THE Perth Girls School in East Perth should be re-opened to attract families to inner-city Perth says Reece Harley.
Mr Harley, who’s a Perth councillor but pushing the idea as chair of the Museum of Perth, says Barnett government plans to sell the site for a hotel development are short-sighted, given there’s a heap of hotels already in the pipeline and the economy’s tanking.
“It’s better in terms of its heritage and history,“ Cr Harley says in reference to renovating the heritage-listed school.
“The benefit of using it as a school is the architects designed it to be a school, so you’re not having to make major structural changes to the building.”
“The city of Perth used to be a centre for school education, and sadly as residents moved out of the city and spread to the suburbs throughout the 40s, 50s, 60s and 70s, those public schools have been closed.”
Local mum Kristy Dai says family-sized apartments are popping up in the city, but without a school, parents might be reluctant to buy them.
Andrew Flavell’s daughter goes to Highgate primary school; as the finch flies it’s just over a kilometre away, but given serpentine road layouts, train crossings and peak hour traffic it adds an hour to his day doing drop-offs and pick-ups. The bus takes 45 minutes.
“The traffic’s a bit of a pig at that time of day,” he says. “If you get stuck in traffic, if there’s any works going on, or something happening at NIB stadium with a few roads closed, it can be an absolute pain.”
Travel times aside, Highgate’s getting packed, he says. “The standard of teaching is very good, but the issue is space,” he says.
“We just need another school. As class sizes go up, it’s not fair on the kids, it’s not fair on the teachers.”
Perth MP Eleni Evangel says school resources are a priority, but she doesn’t believe the girls school site is needed.
“This state government has committed $5.5 million to Highgate primary school for a two-storey build to be completed for the commencement of 2018,” Ms Evangel says.
“This will cater for the growing inner-city demand for primary education. I expect Mr Hawthorn and North Perth will be in line next.
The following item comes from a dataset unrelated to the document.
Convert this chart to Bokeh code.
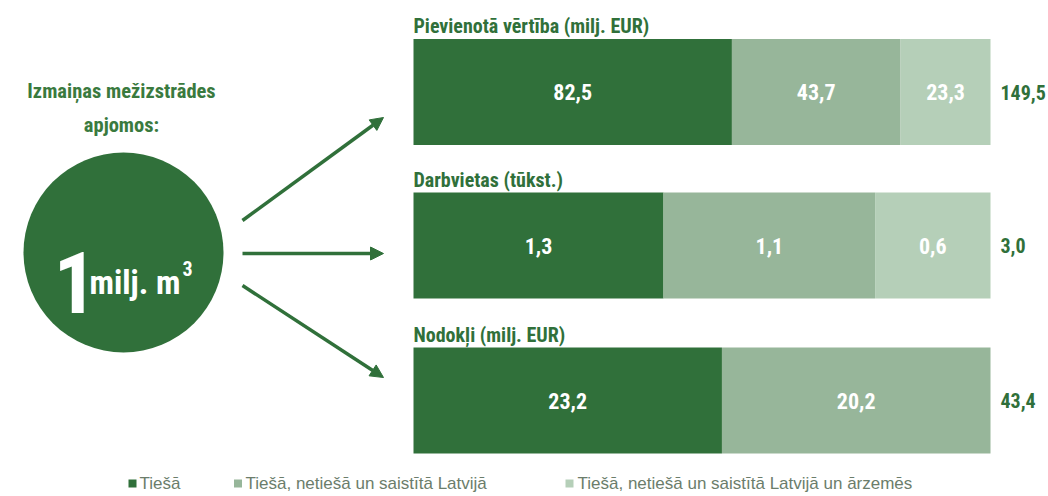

“An inner city school is definitely on the agenda however it will be driven by numbers and actual demand.”
She says education department figures suggest an inner-city school will be needed in 5 – 10 years.
“The old Perth Girls School comes up again and again as an option, however I believe the site has already been assessed by the education department and is not recommended.”
She thinks the nearby education department buildings in Royal Street would be better.
“There is plenty of green space nearby and the area is centrally located, accessible to all inner-city residents with good CAT bus connectivity.”
Mr Harley says the unused licensing department pits across the road from the girls school could be used for a playing field if Bronte Street was turned into a cul de sac.